_DATA PROVIDED_
━━━━━━━━━━━━━━━━

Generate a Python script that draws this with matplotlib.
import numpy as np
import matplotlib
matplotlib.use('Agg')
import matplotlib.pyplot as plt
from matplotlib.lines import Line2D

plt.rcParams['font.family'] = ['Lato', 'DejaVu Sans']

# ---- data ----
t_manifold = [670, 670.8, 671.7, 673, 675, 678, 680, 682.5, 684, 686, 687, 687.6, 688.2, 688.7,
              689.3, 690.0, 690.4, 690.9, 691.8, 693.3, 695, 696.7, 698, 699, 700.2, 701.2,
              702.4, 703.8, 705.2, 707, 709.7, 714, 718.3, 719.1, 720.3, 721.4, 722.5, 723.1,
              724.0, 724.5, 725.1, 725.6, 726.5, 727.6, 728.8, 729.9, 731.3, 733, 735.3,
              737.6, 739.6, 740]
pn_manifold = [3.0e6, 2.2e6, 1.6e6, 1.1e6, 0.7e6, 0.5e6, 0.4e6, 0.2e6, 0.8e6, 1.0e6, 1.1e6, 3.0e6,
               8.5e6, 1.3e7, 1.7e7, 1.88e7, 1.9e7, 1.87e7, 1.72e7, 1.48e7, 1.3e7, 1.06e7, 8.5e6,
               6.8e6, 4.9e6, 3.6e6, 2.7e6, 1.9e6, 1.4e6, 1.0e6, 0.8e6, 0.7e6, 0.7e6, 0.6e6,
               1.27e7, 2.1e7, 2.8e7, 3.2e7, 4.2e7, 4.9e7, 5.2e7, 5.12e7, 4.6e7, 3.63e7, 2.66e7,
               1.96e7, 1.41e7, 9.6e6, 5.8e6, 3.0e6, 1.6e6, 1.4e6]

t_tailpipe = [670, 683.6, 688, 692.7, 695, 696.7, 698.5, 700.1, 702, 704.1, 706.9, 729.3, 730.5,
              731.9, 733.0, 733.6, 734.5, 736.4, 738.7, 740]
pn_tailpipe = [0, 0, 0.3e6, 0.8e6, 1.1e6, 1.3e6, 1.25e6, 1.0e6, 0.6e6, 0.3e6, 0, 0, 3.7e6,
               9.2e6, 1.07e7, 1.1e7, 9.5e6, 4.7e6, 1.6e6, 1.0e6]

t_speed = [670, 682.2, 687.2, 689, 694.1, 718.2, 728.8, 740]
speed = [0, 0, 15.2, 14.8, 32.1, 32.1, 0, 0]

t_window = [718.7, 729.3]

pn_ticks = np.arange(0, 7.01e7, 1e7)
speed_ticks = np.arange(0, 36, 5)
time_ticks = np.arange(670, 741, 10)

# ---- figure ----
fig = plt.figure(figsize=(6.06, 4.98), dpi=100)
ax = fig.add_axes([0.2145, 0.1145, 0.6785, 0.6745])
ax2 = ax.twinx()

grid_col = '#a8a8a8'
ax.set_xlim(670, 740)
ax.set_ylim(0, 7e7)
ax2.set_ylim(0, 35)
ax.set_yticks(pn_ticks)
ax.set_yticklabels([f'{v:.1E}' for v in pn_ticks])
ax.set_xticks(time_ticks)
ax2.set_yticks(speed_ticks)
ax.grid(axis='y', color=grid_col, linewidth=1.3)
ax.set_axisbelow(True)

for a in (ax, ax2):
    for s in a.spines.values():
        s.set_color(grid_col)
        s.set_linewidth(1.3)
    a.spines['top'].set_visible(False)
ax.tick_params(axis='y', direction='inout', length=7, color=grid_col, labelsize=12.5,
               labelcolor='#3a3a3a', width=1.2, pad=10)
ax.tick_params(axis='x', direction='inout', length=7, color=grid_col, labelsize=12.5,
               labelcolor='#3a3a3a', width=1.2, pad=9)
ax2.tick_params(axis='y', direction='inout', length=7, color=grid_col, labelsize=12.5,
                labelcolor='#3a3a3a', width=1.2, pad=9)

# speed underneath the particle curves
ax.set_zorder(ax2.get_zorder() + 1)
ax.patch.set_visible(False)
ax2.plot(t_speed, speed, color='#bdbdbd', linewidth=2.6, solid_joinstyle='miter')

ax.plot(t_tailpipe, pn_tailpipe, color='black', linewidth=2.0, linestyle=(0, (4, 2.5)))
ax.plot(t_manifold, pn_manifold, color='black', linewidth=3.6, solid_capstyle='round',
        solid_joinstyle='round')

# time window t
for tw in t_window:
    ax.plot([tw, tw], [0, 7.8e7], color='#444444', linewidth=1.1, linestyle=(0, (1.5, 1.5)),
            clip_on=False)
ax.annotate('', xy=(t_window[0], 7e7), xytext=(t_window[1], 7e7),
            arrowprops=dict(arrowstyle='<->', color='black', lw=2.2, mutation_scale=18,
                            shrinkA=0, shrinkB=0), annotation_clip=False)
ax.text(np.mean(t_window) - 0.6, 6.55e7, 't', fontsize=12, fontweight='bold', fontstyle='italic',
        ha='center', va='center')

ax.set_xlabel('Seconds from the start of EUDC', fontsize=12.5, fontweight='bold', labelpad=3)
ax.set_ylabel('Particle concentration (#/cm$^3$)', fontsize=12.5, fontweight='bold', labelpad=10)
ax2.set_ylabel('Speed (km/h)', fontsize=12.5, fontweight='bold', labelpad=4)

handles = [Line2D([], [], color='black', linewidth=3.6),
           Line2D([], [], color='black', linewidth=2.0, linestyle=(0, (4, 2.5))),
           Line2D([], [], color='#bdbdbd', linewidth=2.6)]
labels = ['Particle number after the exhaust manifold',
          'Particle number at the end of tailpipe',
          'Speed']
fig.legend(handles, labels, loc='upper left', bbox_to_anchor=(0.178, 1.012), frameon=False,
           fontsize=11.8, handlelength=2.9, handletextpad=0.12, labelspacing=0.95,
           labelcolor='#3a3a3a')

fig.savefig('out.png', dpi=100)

━━━━━━━━━━━━━━━━

_WHAT TO PRODUCE_
Copy, please, exactly the lines that start at the first line of the data and end at the line containing "plt.rcParams['font.family'] = ['Lato', 'DejaVu", both kept and no others.

_REPLY_
Generate a Python script that draws this with matplotlib.
import numpy as np
import matplotlib
matplotlib.use('Agg')
import matplotlib.pyplot as plt
from matplotlib.lines import Line2D

plt.rcParams['font.family'] = ['Lato', 'DejaVu Sans']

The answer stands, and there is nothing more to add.